Combined heat and power plants (CHP plants) are decentralized, fossil or partially fossil fueled plants. They generate both heat and electricity. During winter months they can partially compensate for the seasonally reduced production of solar and hydropower. Since they can be quickly switched on and off, they can be operated demand-driven. They thus contribute to the stability of the local distribution network and to security of supply.
With the new energy law, the framework conditions for heat and power plants which are not in the emissions trading system and have a rated thermal input between 0.5 and 20 MW:
- Exemption from the CO2 levy for the electricity fed into the grid: For the fuels demonstrably used for the production of the additional electricity, 60% of the CO2 levy will be refunded upon request. The remaining 40 percent will only be refunded if the plant operator proves that he has used the equivalent funds for energy efficiency measures. Such measures can either be implemented in-house or in companies or plants that draw electricity or heat from the heat-and-power plant.

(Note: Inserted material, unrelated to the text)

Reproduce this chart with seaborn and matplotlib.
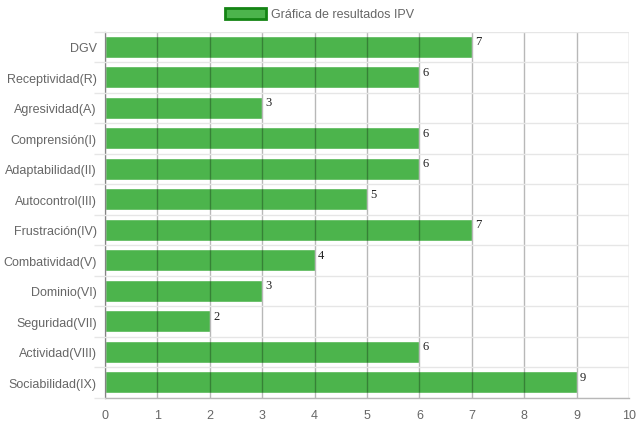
import matplotlib
matplotlib.use("Agg")
import matplotlib.pyplot as plt
import matplotlib.patches as mpatches
import seaborn as sns
import pandas as pd
import numpy as np

categories = ["DGV", "Receptividad(R)", "Agresividad(A)", "Comprensión(I)",
              "Adaptabilidad(II)", "Autocontrol(III)", "Frustración(IV)",
              "Combatividad(V)", "Dominio(VI)", "Seguridad(VII)",
              "Actividad(VIII)", "Sociabilidad(IX)"]
values = [7, 6, 3, 6, 6, 5, 7, 4, 3, 2, 6, 9]
x_ticks = [0, 1, 2, 3, 4, 5, 6, 7, 8, 9, 10]
legend_label = "Gráfica de resultados IPV"

sns.set_theme(style="white")
plt.rcParams['font.family'] = ['Liberation Sans', 'DejaVu Sans']

df = pd.DataFrame({"cat": categories, "val": values})

W, H = 639, 427
fig = plt.figure(figsize=(W / 100, H / 100), dpi=100)
left, right, top, bottom = 105, 629, 32.5, 398.5
ax = fig.add_axes([left / W, (H - bottom) / H, (right - left) / W, (bottom - top) / H])

bar_color = "#4CB44C"
sns.barplot(data=df, x="val", y="cat", orient="h", color=bar_color,
            saturation=1, width=0.72, ax=ax, zorder=1)

ax.set_xlim(0, 10)
ax.set_ylim(len(categories) - 0.5, -0.5)
ax.set_xticks(x_ticks)
ax.set_xlabel("")
ax.set_ylabel("")

ax.set_yticks(np.arange(-0.5, len(categories), 1.0), minor=True)
ax.set_axisbelow(False)
ax.grid(axis="x", which="major", color="#000000", alpha=0.28, linewidth=1, zorder=3)
ax.grid(axis="y", which="minor", color="#e6e6e6", alpha=1, linewidth=1, zorder=0.5)
ax.grid(axis="y", which="major", visible=False)

ax.tick_params(axis="x", which="major", length=7, color="#b8b8b8",
               labelcolor="#666666", labelsize=9, pad=1, direction="out")
ax.tick_params(axis="y", which="major", length=0, labelcolor="#666666",
               labelsize=9, pad=6)
ax.tick_params(axis="y", which="minor", length=8, color="#e6e6e6",
               direction="out", left=True)

for s in ["top", "right"]:
    ax.spines[s].set_visible(False)
for s in ["left", "bottom"]:
    ax.spines[s].set_color("#b8b8b8")
    ax.spines[s].set_linewidth(1)

for i, v in enumerate(values):
    ax.text(v + 0.06, i - 0.37, str(v), ha="left", va="top",
            fontsize=9, color="#222222", family="Liberation Serif", zorder=5)

handle = mpatches.Patch(facecolor=bar_color, edgecolor="#148414", linewidth=2,
                        label=legend_label)
fig.legend(handles=[handle], loc="upper center", bbox_to_anchor=(0.5, 1.0),
           frameon=False, fontsize=9, handlelength=3.3, handleheight=0.95,
           handletextpad=0.45, labelcolor="#666666", borderaxespad=0.3)

fig.savefig("out.png", dpi=100)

- Self-consumption regulation: The self-consumption regulation applies for combined heat and power plants as for all other electricity generator technologies.
- Feed-in price for electricity from CHP plants: The distribution grid operators are obliged to take all the electricity from small CHP plants at a fixed price. Small CHP systems have an electrical output of no more than 3 MW electric power or a feed-in maximum of 5000 MWh per year. The minimum remuneration is based on the current spot market price ("day ahead") for electricity.